There is another component to the nation state which gets somewhat forgotten in these kind of debates though, that is the 'state' bit, and if we are to tolerate a state at all, presumably we have to be in agreement (broadly) with it. But why should we be in more agreement with some other kind of arrangement, that doesn't reflect a nation and that is yet more removed from location, history, culture and tradition ? The tolerance toward any system or metaphor, including the state is an enormous gift we provide, and it is, if not considerably more 'artificial' than the 'nation' bit. Or to put it another way the artificiality of a nation state is no more so than it's taxes or laws.

To imply the nation-state in principle (which is the impression the very small segment you posted gives and without seeing the rest of the book) is any more artificial an arrangement than anything else is I think deliberately misleading.

It's not the 'nation state' or an (arguably resulting) sense of nationalism, which the article implies has it's own velocity and intelligence that is creating wars anymore than it's the 'media' that 'make people read newspapers'.

It's people abusing the nation state, and a reluctance to confront that that is the problem. Nationalism or rather its abuse becomes a means to end, not the end itself. I would say that describes America at the moment, a country under a slow coup.

Furthermore, what some have tried to do and still do is fraudulently paint extreme forms of war making nationalism with a distinctly racial component as an inevitable product of the nation state, of any nation state and that is not correct.

Now I'd like to mention the UK, where the Telegraph recently noted the nation is being swamped with unprecedented numbers of immigrants (and it's not illegal immigrants that are the issue here) and when society is melted down by the likes of Blair and Levy and 'former' communists like John Reid and Charles Clarke into a terrible miserable police state/Orwellian soup where everyone is wrapped in horrendous social tyranny, where the rule of law is melting down and where there is no longer anything to aspire to, where the state sets no example, nationalism is replaced with the misery of international socialism, manifested more as a 'socially responsible fascism'. All the while you are told the nation state is bad and old fashioned and only giving up more power to Brussels will save you.

This is when the state fails. This is not to do with an inherent flaw in the concept of nation states, it is do with the state naturally becoming a misdirected monstrosity under very very bad people.

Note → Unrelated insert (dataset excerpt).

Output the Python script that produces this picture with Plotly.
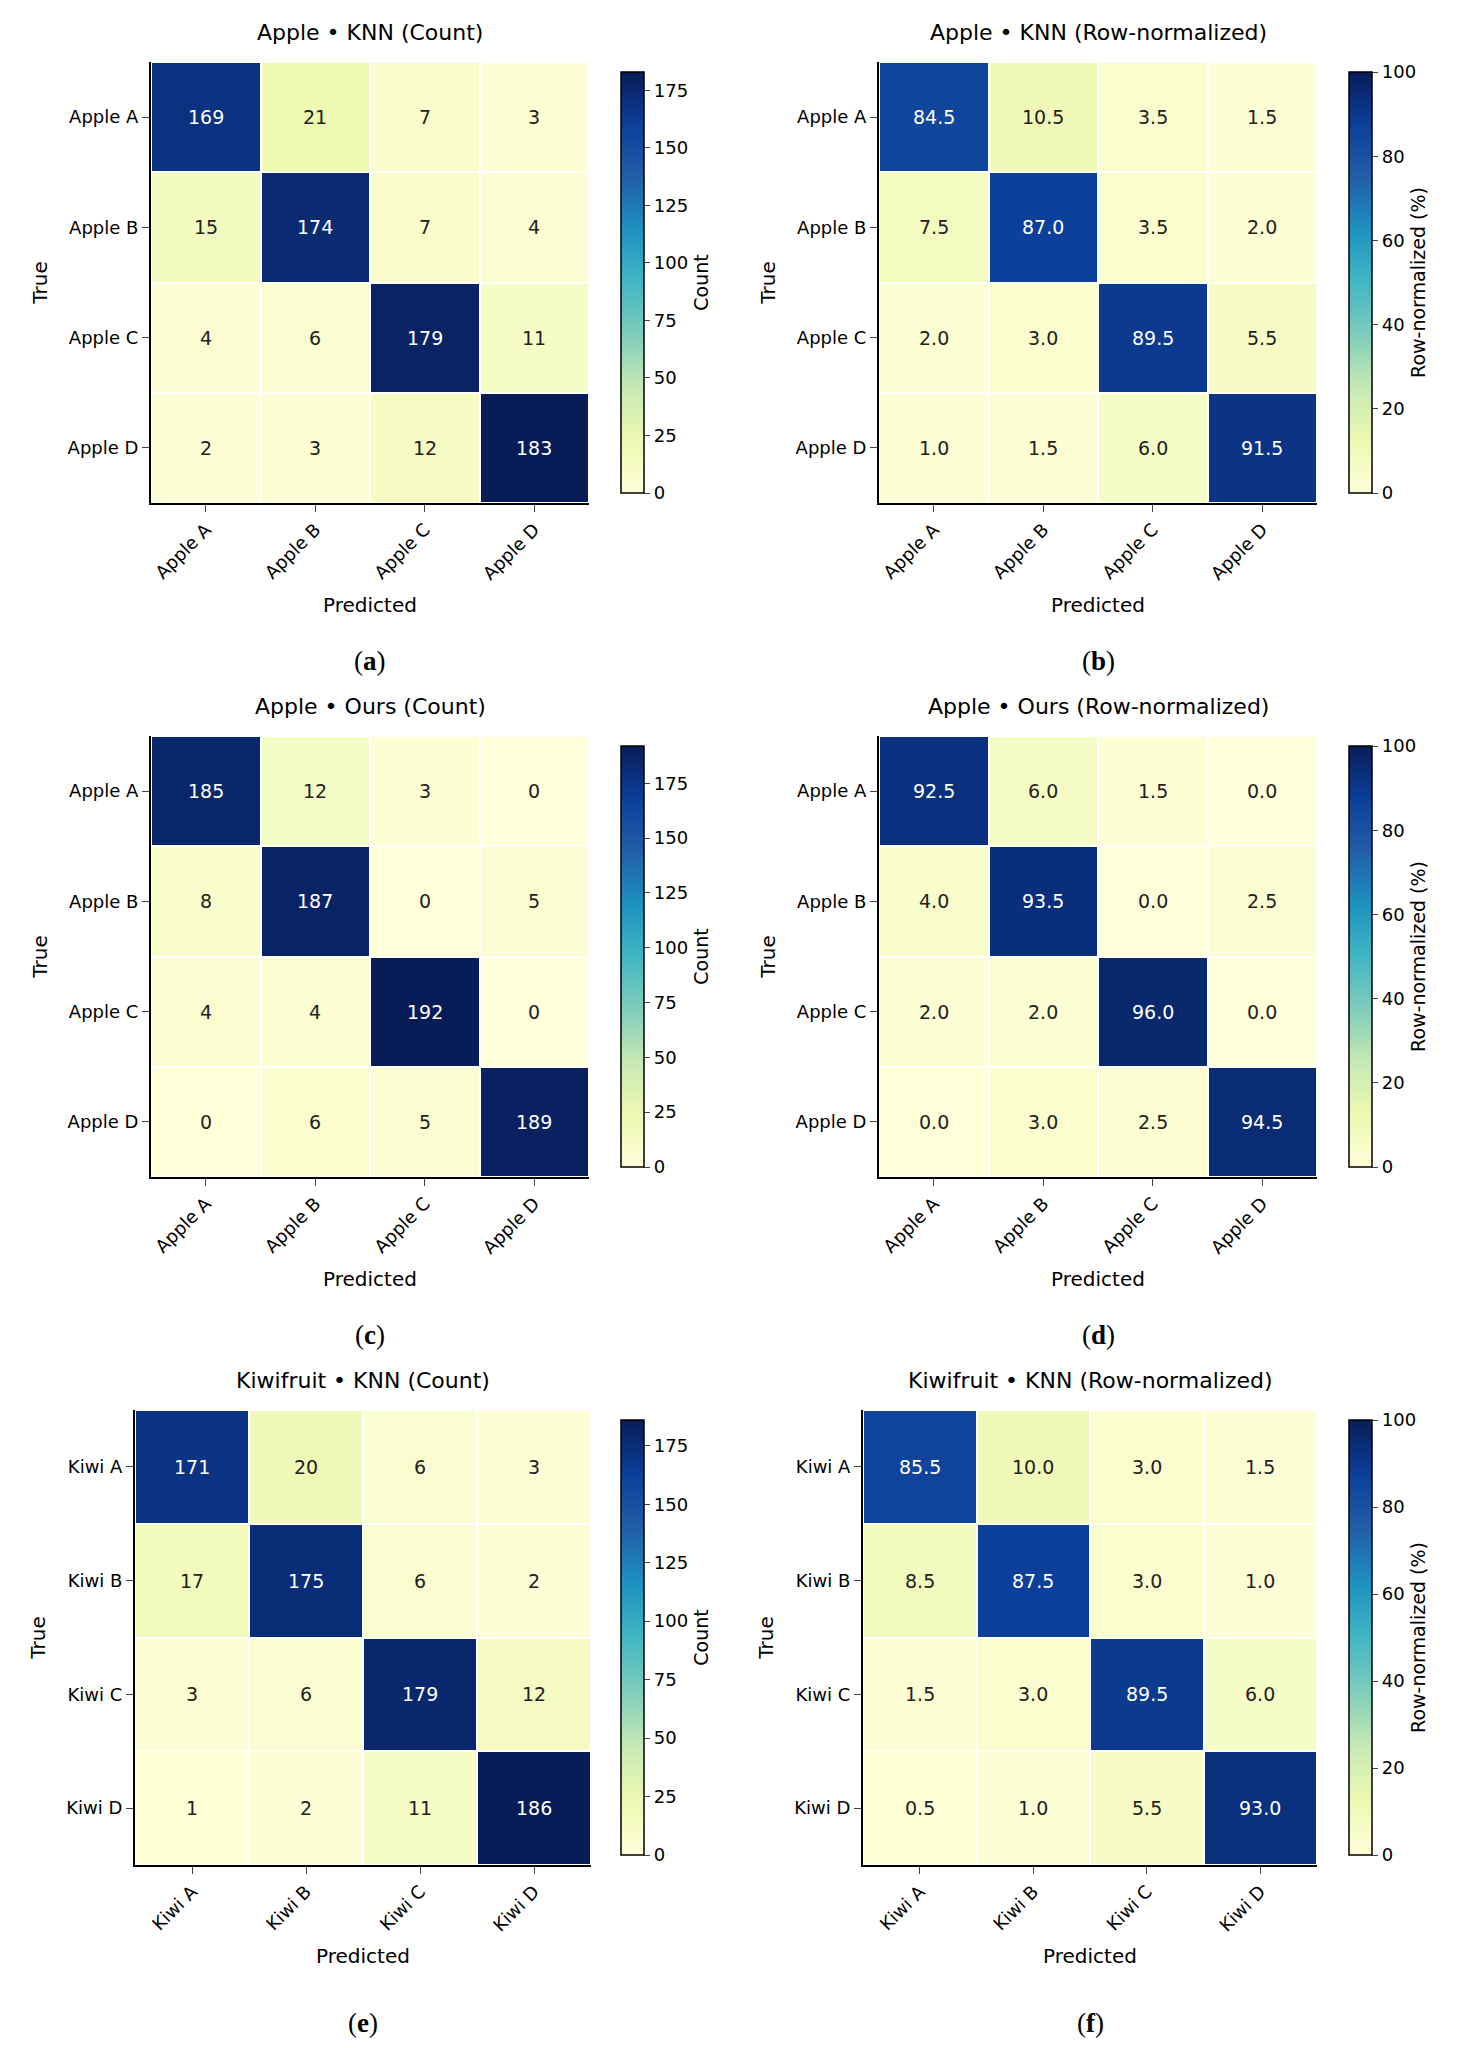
import plotly.graph_objects as go

W, H = 1464, 2048
apple = ["Apple A", "Apple B", "Apple C", "Apple D"]
kiwi = ["Kiwi A", "Kiwi B", "Kiwi C", "Kiwi D"]

apple_knn = [[169, 21, 7, 3], [15, 174, 7, 4], [4, 6, 179, 11], [2, 3, 12, 183]]
apple_knn_n = [[84.5, 10.5, 3.5, 1.5], [7.5, 87.0, 3.5, 2.0], [2.0, 3.0, 89.5, 5.5], [1.0, 1.5, 6.0, 91.5]]
apple_ours = [[185, 12, 3, 0], [8, 187, 0, 5], [4, 4, 192, 0], [0, 6, 5, 189]]
apple_ours_n = [[92.5, 6.0, 1.5, 0.0], [4.0, 93.5, 0.0, 2.5], [2.0, 2.0, 96.0, 0.0], [0.0, 3.0, 2.5, 94.5]]
kiwi_knn = [[171, 20, 6, 3], [17, 175, 6, 2], [3, 6, 179, 12], [1, 2, 11, 186]]
kiwi_knn_n = [[85.5, 10.0, 3.0, 1.5], [8.5, 87.5, 3.0, 1.0], [1.5, 3.0, 89.5, 6.0], [0.5, 1.0, 5.5, 93.0]]

ylgnbu = ["#ffffd9", "#edf8b1", "#c7e9b4", "#7fcdbb", "#41b6c4", "#1d91c0", "#225ea8", "#0c3f9a", "#081d58"]
cs = [[i / 8, c] for i, c in enumerate(ylgnbu)]

panels = [
    ("Apple • KNN (Count)", apple, apple_knn, False, (143, 581), (54, 495), (603, 626), "a"),
    ("Apple • KNN (Row-normalized)", apple, apple_knn_n, True, (871, 1309), (54, 495), (1331, 1354), "b"),
    ("Apple • Ours (Count)", apple, apple_ours, False, (143, 581), (728, 1169), (603, 626), "c"),
    ("Apple • Ours (Row-normalized)", apple, apple_ours_n, True, (871, 1309), (728, 1169), (1331, 1354), "d"),
    ("Kiwifruit • KNN (Count)", kiwi, kiwi_knn, False, (127, 583), (1402, 1857), (603, 626), "e"),
    ("Kiwifruit • KNN (Row-normalized)", kiwi, kiwi_knn_n, True, (855, 1309), (1402, 1857), (1331, 1354), "f"),
]

fig = go.Figure()
ann = []
F = "DejaVu Sans"
for i, (title, labels, z, norm, xr, yr, cb, tag) in enumerate(panels):
    n = i + 1
    xs = "" if n == 1 else str(n)
    zmax = 100 if norm else max(max(r) for r in z)
    text = [[(f"{v:.1f}" if norm else str(v)) for v in r] for r in z]
    fig.add_trace(go.Heatmap(
        z=z, x=labels, y=labels, colorscale=cs, zmin=0, zmax=zmax,
        xgap=2, ygap=2, xaxis="x" + xs, yaxis="y" + xs, showscale=False,
        hoverinfo="skip"))
    fig.add_trace(go.Heatmap(
        z=[[0, zmax]], colorscale=cs, zmin=0, zmax=zmax, opacity=0,
        xaxis="x" + xs, yaxis="y" + xs, hoverinfo="skip", x=[labels[0], labels[0]], y=[labels[0], labels[0]],
        colorbar=dict(x=cb[0] / W, xanchor="left", thickness=cb[1] - cb[0], thicknessmode="pixels",
                      y=1 - yr[1] / H, yanchor="bottom", len=(yr[1] - yr[0]) / H, lenmode="fraction",
                      outlinewidth=1.5, outlinecolor="black", ticks="outside", ticklen=6,
                      tickfont=dict(size=18, family=F, color="black"),
                      dtick=20 if norm else 25,
                      title=dict(text="Row-normalized (%)" if norm else "Count", side="right",
                                 font=dict(size=19, family=F, color="black")))))
    for r in range(4):
        for c in range(4):
            v = z[r][c]
            ann.append(dict(x=labels[c], y=labels[r], xref="x" + xs, yref="y" + xs, text=text[r][c],
                            showarrow=False, font=dict(size=19, family=F,
                                                       color="white" if v > zmax / 2 else "#222")))
    xd = [xr[0] / W, xr[1] / W]
    yd = [1 - yr[1] / H, 1 - yr[0] / H]
    fig.layout["xaxis" + xs] = dict(domain=xd, anchor="y" + xs, tickangle=-45, showline=True, linecolor="black",
                                    linewidth=2, ticks="outside", ticklen=7, tickfont=dict(size=18, family=F, color="black"),
                                    title=dict(text="Predicted", font=dict(size=20, family=F, color="black")),
                                    showgrid=False, zeroline=False)
    fig.layout["yaxis" + xs] = dict(domain=yd, anchor="x" + xs, autorange="reversed", showline=True, linecolor="black",
                                    linewidth=2, ticks="outside", ticklen=7, tickfont=dict(size=18, family=F, color="black"),
                                    title=dict(text="True", font=dict(size=20, family=F, color="black")),
                                    showgrid=False, zeroline=False)
    cx = (xr[0] + xr[1]) / 2 / W
    ann.append(dict(x=cx, y=1 - (yr[0] - 30) / H, xref="paper", yref="paper", text=title, showarrow=False,
                    xanchor="center", font=dict(size=22, family=F, color="black"), yanchor="middle"))
    ann.append(dict(x=cx, y=1 - (yr[1] + 158) / H, xref="paper", yref="paper",
                    text=f"(<b>{tag}</b>)", showarrow=False, xanchor="center",
                    font=dict(size=27, family="Liberation Serif", color="black"), yanchor="middle"))

fig.update_layout(width=W, height=H, margin=dict(l=0, r=0, t=0, b=0), plot_bgcolor="white",
                  paper_bgcolor="white", annotations=ann, showlegend=False)
fig.write_html("out.html")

And I'm sorry to say it's exactly this kind of ideology that is threatening everybody now. People are being pushed more and more into globalism, and some of the arguments of those hacking away at nationalism, or rather using extreme nationalism, or people who have abused patriotism/nationalism as a means to attack the concept of the nation state are overall rather specious to put it politely and must be viewed with great skepticism as to why they are being proposed.

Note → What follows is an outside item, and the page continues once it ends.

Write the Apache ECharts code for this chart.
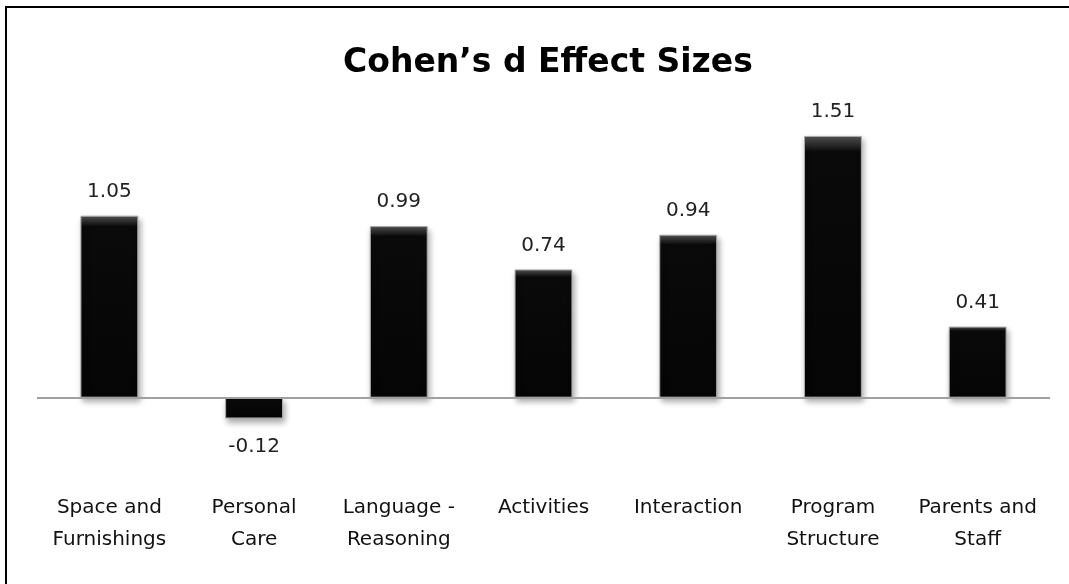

The same thing happened after WWII and people are now being prepared for WWIII some speculate by Israel drawing the US into an extended conflict in the region. Newt Gingrich is talking up the third world war, and America is being prepared for a draft. There's a lengthy article about that on Rolling Stone's website.

The truth is America has been sold a crock of shit by radical ideologues in the form of the Clash of Civilizations. As a result America is in some considerable danger and so are we.

This is the abuse of nationalism not nationalism itself, where an interest in the preservation (I would call nationalism) of everything good and noble and creative and wonderful of a nation (patriotism) is twisted through cruelly spun political myths, where people's pride in the acheivements of a nation and expectations of continuity are dangerously twisted into flag waving tyranny and fear and then along will come the same people who gave you those wars telling you nationalism is bad, and 'nationalism made the wars happen'

But of course, to say nationalism in inherently bad is a fraudulent sweeping coagulation, wrongly made by, for want of a more satisfactory term, 'the far academic left', or those with an unhealthy political/religous/financial interest in the concept of a global government.

It's just nonsense and America has made itself a glowing example of a nation state, but it is that quality which is a barrier to the kind of empire, world reshaping and domestic tyranny set out in documents like Rebuilding America's Defenses.

There is also a more specific flaw here anyway: nationalism has been given the tarnish of racial nationalism and wars waged by dictators on behalf of financial cabals in the name of nationalism, so people are effectively being deprived of a neutral specific term to describe the support of a nation state.

Perhaps it's not socialism that is 'too vague' but that people don't want to live as humiliated slaves in a Soviet style regime, being starved to death and murdered for a giggling elite's perception of a greater good. Nationalism can and should provide an antidote to such horror.

Perhaps also, this is why it was the only 'political option'. The only flaw from my point of view of a nation state is that people are fed (and mislead) on external dangers on it very well. But perhaps because of that conditioning they don't see internal attacks on it at all, until it is too late, as luminously illustrated by what has happened in both the USA and UK which may be heading towards enormous disaster. Of course, many don't want to see it because it's just too awful, but I'm afraid to say that is really where we are today and it's something we have to confront.

Again, I don't know the conclusions of this book, but the' propogandist narrative' mentioned in the article has echoes of a trend of presenting people with false Eutopias, telling them their nation state is faulty and bad and old fashioned and that global goverment will save them from wars, poverty and environmental catastrophe, but the most serious catastrophe will be if people are poisoned by this. This is one reason why people kill and die for a 'nation state', as they may have nothing to loose by doing so in the face of horrendous oncoming tyranny and destruction. However when that oncoming tyranny and destruction is coming from within the nation state itself and the nation is being misled into a concept of a foreign enemy it is a lot harder to confront.

 
At 4:45 PM, Blogger Gert said...

David and Jultra:

My opinion of Nationalism is not particularly "idealistic".

Nationalism is definitely here to stay but its excesses are built in to the concept of Nationalism itself.

Reliant on narratives and ideology that need to be embellished, airbrushed and often entirely invented leaves the system wide open to abuse, not in the least by those who benefit most from the Nation State. Those who benefit the most are never ordinary citizens, who remain forever mere pawns in a game over which they haven't got the slightest control. In that respect even the lofty ideals of Democracy are easily perverted for the benefit of the "happy few".

The pawns may enjoy some of the benefits the Nation State has to offer (such as social welfare) but have no choice but to contribute to a system in which their input is fairly minimal.